It has happened twice in 66 years, to be exact, which for all intents and purposes means it really doesn’t happen. It is beyond rare. But it could occur in Miami this year, because Monday made what once seemed like a remote possibility — ridiculous, even — suddenly start to seem very real.
Basketball Heaven, is what I’m talking about.
The ultimate double-double.
The same city celebrating an NBA championship and an NCAA men’s basketball championship the same season.
You know the Heat are up for their half of that challenge.
That the Miami Hurricanes are now, too, no is longer loony/fanciful — not when UM rose like helium to No. 3 in The Associated Press poll on Monday. Not when 17 voters had Miami at No. 1. And not in a season in which top-ranked teams keep losing and no one team seems clearly dominant.
So, hello there, everybody, I’m coming to you today from the new Basketball Capital of America. The rest of the country might consider our claim to that title to be a bit of a hostile takeover. Whatever. Deal with it.

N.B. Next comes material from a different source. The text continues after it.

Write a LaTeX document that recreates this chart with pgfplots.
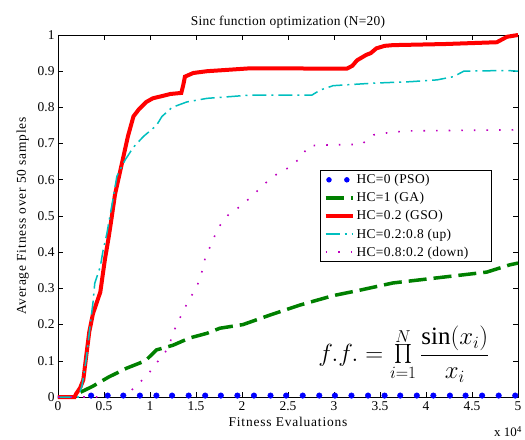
\documentclass[border=0pt]{standalone}
\usepackage{fontspec}
\setmainfont{Liberation Serif}
\usepackage{graphicx}
\usepackage{pgfplots}
\pgfplotsset{compat=1.18}
\definecolor{mgreen}{RGB}{0,128,0}
\definecolor{mcyan}{RGB}{0,191,191}
\definecolor{mmag}{RGB}{191,0,191}
\begin{document}
\begin{tikzpicture}
\begin{axis}[
  scale only axis,
  width=460bp, height=362bp,
  xmin=0, xmax=5, ymin=0, ymax=1,
  xtick={0,0.5,1,1.5,2,2.5,3,3.5,4,4.5,5},
  ytick={0,0.1,0.2,0.3,0.4,0.5,0.6,0.7,0.8,0.9,1},
  tick align=inside,
  major tick length=5bp,
  axis line style={line width=0.8pt},
  tick style={line width=0.6pt, black},
  ticklabel style={font=\fontsize{13.5}{15}\selectfont},
  xticklabel style={yshift=-1bp},
  /pgf/number format/assume math mode=true,
  title={Sinc function optimization (N=20)},
  title style={font=\fontsize{13.5}{15}\selectfont\addfontfeature{LetterSpace=2}, yshift=-3bp},
  xlabel={Fitness Evaluations},
  ylabel={Average Fitness over 50 samples},
  label style={font=\fontsize{13.5}{15}\selectfont\addfontfeature{LetterSpace=6}},
  ylabel style={yshift=2bp},
  clip=false,
  legend cell align=left,
  legend style={at={(0.57,0.627)}, anchor=north west, draw=black,
    line width=0.8pt, font=\fontsize{13.5}{15}\selectfont\addfontfeature{LetterSpace=3},
    row sep=3.3pt, inner xsep=3pt, inner ysep=2pt},
  legend image code/.code={
    \draw[#1] (0cm,0cm) -- (0.95cm,0cm);},
]
\coordinate (bl) at (rel axis cs:0,0);
\coordinate (tr) at (rel axis cs:1,1);

\addplot[blue, only marks, mark=*, mark size=2.8bp,
  legend image code/.code={
    \fill[blue] (0.12cm,0) circle (2.3bp);
    \fill[blue] (0.75cm,0) circle (2.3bp);}]
coordinates {
 (0.36,0.004)(0.54,0.004)(0.71,0.004)(0.89,0.004)(1.07,0.004)(1.24,0.004)
 (1.42,0.004)(1.60,0.004)(1.77,0.004)(1.95,0.004)(2.13,0.004)(2.31,0.004)
 (2.48,0.004)(2.66,0.004)(2.84,0.004)(3.01,0.004)(3.19,0.004)(3.37,0.004)
 (3.55,0.004)(3.72,0.004)(3.90,0.004)(4.08,0.004)(4.26,0.004)(4.43,0.004)
 (4.61,0.004)(4.79,0.004)(4.97,0.004)
};
\addlegendentry{HC=0 (PSO)}

\addplot[mgreen, line width=3.5bp, dash pattern=on 18bp off 7bp] coordinates {
 (0,0)(0.2,0)(0.22,0.01)(0.3,0.02)(0.38,0.03)(0.55,0.055)(0.75,0.08)
 (0.95,0.10)(1.07,0.13)(1.25,0.143)(1.43,0.163)(1.62,0.176)(1.76,0.19)
 (2.01,0.20)(2.3,0.226)(2.63,0.254)(2.99,0.28)(3.28,0.295)(3.64,0.315)
 (4.15,0.33)(4.66,0.345)(4.91,0.365)(5,0.37)
};
\addlegendentry{HC=1 (GA)}

\addplot[red, line width=4bp] coordinates {
 (0,0)(0.18,0)(0.2,0.01)(0.24,0.025)(0.275,0.047)(0.31,0.12)(0.34,0.18)
 (0.38,0.23)(0.42,0.26)(0.46,0.29)(0.51,0.38)(0.55,0.44)(0.58,0.49)
 (0.62,0.56)(0.69,0.64)(0.76,0.72)(0.82,0.775)(0.88,0.795)(0.96,0.815)
 (1.03,0.825)(1.11,0.83)(1.22,0.837)(1.34,0.84)(1.36,0.86)(1.38,0.885)
 (1.47,0.895)(1.62,0.90)(1.8,0.903)(2.09,0.908)(3.14,0.907)(3.2,0.915)
 (3.25,0.93)(3.35,0.945)(3.4,0.95)(3.46,0.963)(3.55,0.97)(3.64,0.972)
 (4.2,0.975)(4.77,0.98)(4.88,0.995)(5,1.0)
};
\addlegendentry{HC=0.2 (GSO)}

\addplot[mcyan, line width=1.5bp, dash pattern=on 14bp off 5bp on 2bp off 5bp] coordinates {
 (0,0)(0.22,0)(0.26,0.03)(0.31,0.11)(0.35,0.2)(0.38,0.26)(0.40,0.315)
 (0.46,0.36)(0.49,0.405)(0.53,0.45)(0.565,0.50)(0.60,0.55)(0.64,0.61)
 (0.73,0.655)(0.82,0.69)(0.93,0.72)(1.07,0.75)(1.13,0.775)(1.24,0.80)
 (1.40,0.815)(1.62,0.825)(2.09,0.834)(2.76,0.834)(2.85,0.848)(2.99,0.86)
 (3.43,0.867)(3.83,0.871)(4.12,0.876)(4.30,0.885)(4.41,0.90)(4.88,0.902)
 (5,0.90)
};
\addlegendentry{HC=0.2:0.8 (up)}

\addplot[mmag, line width=1.6bp, dash pattern=on 1.6bp off 11bp] coordinates {
 (0,0)(0.6,0)(0.7,0.005)(0.76,0.01)(0.89,0.04)(1.0,0.07)(1.09,0.10)
 (1.2,0.135)(1.25,0.177)(1.34,0.226)(1.41,0.262)(1.51,0.305)(1.56,0.342)
 (1.60,0.384)(1.67,0.425)(1.74,0.467)(1.85,0.503)(2.0,0.53)(2.12,0.558)
 (2.25,0.59)(2.39,0.618)(2.52,0.635)(2.65,0.664)(2.72,0.694)(2.92,0.696)
 (3.30,0.698)(3.43,0.724)(3.59,0.73)(3.79,0.735)(5,0.738)
};
\addlegendentry{\makebox[130bp][l]{HC=0.8:0.2 (down)}}

\node[font=\fontsize{25}{30}\selectfont] at (axis cs:3.76,0.118)
  {$\displaystyle f.f.=\mathop{\vcenter{\hbox{\scalebox{1.9}{$\prod$}}}}\limits_{i=1}^{N}\frac{\sin(x_i)}{x_i}$};
\node[anchor=north east, font=\fontsize{13}{15}\selectfont, inner sep=0pt]
  at ([yshift=-29bp,xshift=4bp]rel axis cs:1,0) {x 10$^{\mathrm{4}}$};
\end{axis}
\pgfresetboundingbox
\path ([shift={(-58bp,-43bp)}]bl) rectangle ([shift={(7bp,35bp)}]tr);
\end{tikzpicture}
\end{document}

The Heat, the team America has loved to hate ever since The Decision by LeBron James in the summer of 2010, reigns as champion on the pro side of the court and is the betting favorite to repeat and enter “dynasty” into the national debate. (Would anyone who has seen LeBron play lately wager very confidently against that?)
Now the college side of the game must deal with these interlopers from Coral Gables, this most nontraditional of powers — the upstart team that has squared its boot on the neck of the mighty Atlantic Coast Conference and isn’t letting up.
And so a Miami-Miami double must at least be considered.
Such a thing has happened only in Los Angeles in 1972, when the Lakers and UCLA both reigned, and in Detroit in 1989, when the Pistons and Michigan (Ann Arbor is about 35 miles from downtown; close enough) both were champs.
(Only two other times have both champs even come from the same state: In 1975 with the Golden State Warriors and UCLA, and in 2006 with the Heat and Florida Gators. But both those pairs of cities are roughly 300 to 350 miles apart.)
That the Hurricanes might even be in this conversation is astonishing, twice.
First: This is nobody’s college-hoops hotbed. UM is so light on tradition that one must cast back to the early ’60s, to a young Rick Barry, for the school’s halcyon days. This program didn’t even exist from 1973 to 1983, and the school’s deepest NCAA Tournament run was to a Sweet 16 loss in 2000.
Second: The way this team and season have taken off. Remember the November loss to tiny Florida Gulf Coast? A month ago the Canes were unranked. Since then the victories have mounted and the poll position has gone from 25 to 14 to 8 to 3. That’s close to unheard of, and a rocket’s rise like that could only happen when a nontraditional power gets discovered. Becomes a phenomenon. An “it” team.
Might the rocket come crashing?
Sure. Miami faces a tough game at Florida State on Wednesday, and still must play at Duke. Maintaining that school-record No. 3 poll spot will be hugely difficult, and that’s not even mentioning the ACC tournament that will precede March Madness.
Do the math
For now, though, UM has not only earned that No. 3 ranking, but also arguably should be even higher.